» **TASK STATEMENT**: Reproduce all the lines exactly as they stand, apart from the pictures.

» **GIVEN DATA**:

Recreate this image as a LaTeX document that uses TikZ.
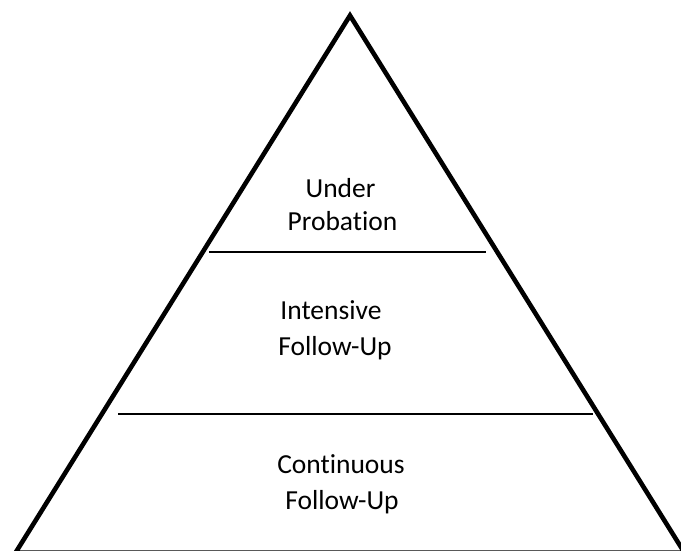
\documentclass[tikz,border=0pt]{standalone}
\usepackage{fontspec}
\setmainfont{Carlito}[Ligatures=NoCommon]
\begin{document}
\begin{tikzpicture}[x=1pt,y=-1pt,
  side/.style={line width=4.6pt,line join=miter,draw=black},
  divider/.style={line width=1.5pt,draw=black},
  label/.style={font=\fontsize{27.5pt}{34pt}\selectfont,anchor=base,inner sep=0pt,text=black}]
\useasboundingbox (0,0) rectangle (681,550);
\clip (0,0) rectangle (681,550);
\coordinate (apex) at (350,15.5);
\coordinate (bl) at (15.6,552.6);
\coordinate (br) at (684.4,552.6);
\draw[side] (bl) -- (apex) -- (br) -- cycle;
\coordinate (d1l) at (209,252);
\coordinate (d1r) at (486,252);
\coordinate (d2l) at (118,414);
\coordinate (d2r) at (593,414);
\draw[divider] (d1l) -- (d1r);
\draw[divider] (d2l) -- (d2r);
\node[label] (t1a) at (340.5,197) {Under};
\node[label] (t1b) at (342.5,230) {Probation};
\node[label] (t2a) at (331,319) {Intensive};
\node[label] (t2b) at (335,355) {Follow-Up};
\node[label] (t3a) at (341,473) {Continuous};
\node[label] (t3b) at (342,509) {Follow-Up};
\end{tikzpicture}
\end{document}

» **RESULT FOR THIS TASK**:
Recreate this image as a LaTeX document that uses TikZ.
\documentclass[tikz,border=0pt]{standalone}
\usepackage{fontspec}
\setmainfont{Carlito}[Ligatures=NoCommon]
\begin{document}
\begin{tikzpicture}[x=1pt,y=-1pt,
  side/.style={line width=4.6pt,line join=miter,draw=black},
  divider/.style={line width=1.5pt,draw=black},
  label/.style={font=\fontsize{27.5pt}{34pt}\selectfont,anchor=base,inner sep=0pt,text=black}]
\useasboundingbox (0,0) rectangle (681,550);
\clip (0,0) rectangle (681,550);
\coordinate (apex) at (350,15.5);
\coordinate (bl) at (15.6,552.6);
\coordinate (br) at (684.4,552.6);
\draw[side] (bl) -- (apex) -- (br) -- cycle;
\coordinate (d1l) at (209,252);
\coordinate (d1r) at (486,252);
\coordinate (d2l) at (118,414);
\coordinate (d2r) at (593,414);
\draw[divider] (d1l) -- (d1r);
\draw[divider] (d2l) -- (d2r);
\node[label] (t1a) at (340.5,197) {Under};
\node[label] (t1b) at (342.5,230) {Probation};
\node[label] (t2a) at (331,319) {Intensive};
\node[label] (t2b) at (335,355) {Follow-Up};
\node[label] (t3a) at (341,473) {Continuous};
\node[label] (t3b) at (342,509) {Follow-Up};
\end{tikzpicture}
\end{document}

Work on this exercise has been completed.